Tuesday, June 30

Disparate Impact At Work And On The Highways

What a lousy day for hoping to reduce disparate negative impact on not-privileged communities of people.

  1. First we've got the Supreme Court saying that you can only magically predict, by squinting your eyes really hard and concentrating, during the "test design" phase of employee promotion test design whether or not that test will have disparate impact. If the results of actually trying it out on your employees show that you designed it wrong, no starting over! You have to keep using it!

  2. Then there's bad news I got on getting disparate impact considered in transportation offices around here.

    • It's easy to figure out the racial & income composition of houses & businesses that're sitting on the ground, standing still in a neighborhood. And it's precedented, when thinking about building a brand new highway through a previously unbroken neighborhood, to presume that people moving on that highway's general occupancy lanes will have roughly average racial & income composition.

      It's both easy and precedented to calculate what income & racial composition a highway (presumed average-composition) would take quality of life away from in this situation.

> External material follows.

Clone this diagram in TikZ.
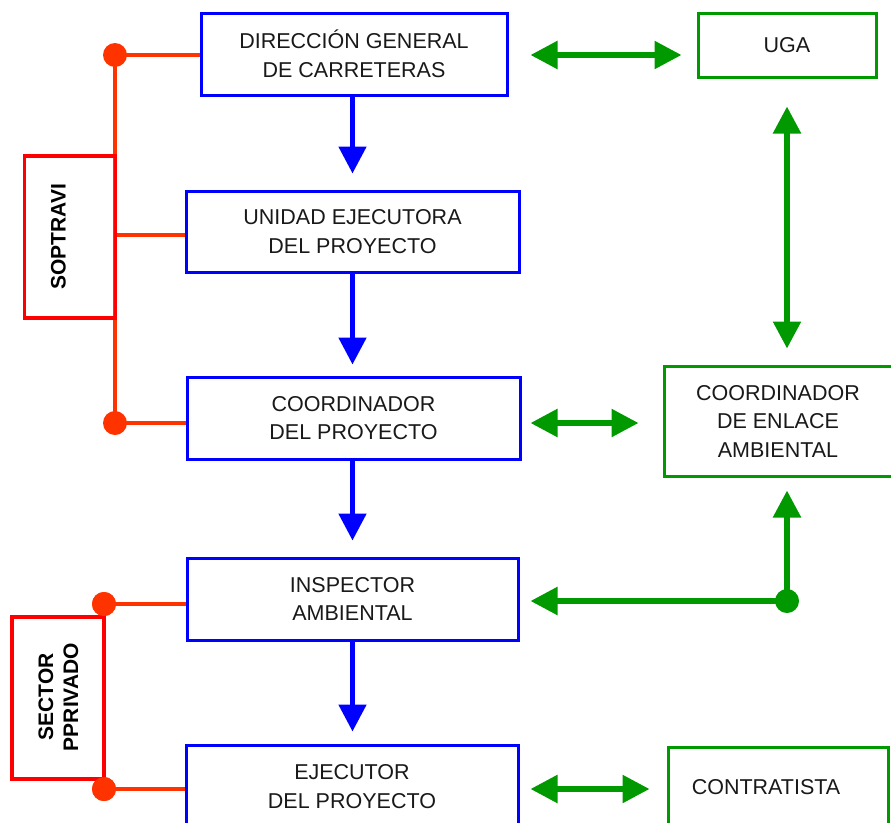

    • But it's harder to get the racial & income composition of people moving on an existing highway's bus-only lane. And it sounds like you'd have to convince a lot of engineers and geographers and managers and other functionaries that it could be good enough math (good enough to at least run the calculations once and see what you get, anyway) to make the presumption of "roughly average" racial & income composition in an existing highway's general occupancy lanes. For some reason, for this comparison, you might have to talk them out of the idea that they'd have to first measure such things to see if it actually works out to "roughly average."

      Which means that it's neither easy nor precedented to calculate what income & racial composition it would take quality of life away from to convert bus-only lanes to general occupancy lanes.


    Not to mention, as I've heard is usual, people considered about disparate negative impact (in this case, me) are waaaaaaaaaaaay behind the bureaucratic process.

    I finally got a phone number and had this conversation today--about a year after I heard that the process might be influenceable. And now it's not really. The only factors they're considering (TOTAL number of bodies getting down the highway, safety in number of crashes vs. where to go when you crash, etc.) are so far "considered" that they're in final report stage.

I'm not sure whether to push to get what I consider important considered by the departments in charge of this highway segment.

And what I REALLY am at a loss for, not having much activist experience, is who to reach out to for advice. Super-experienced transportation justice advocates from all over the country? Local bus riders who don't have any more lick of experience than me, one at a time, on my bus?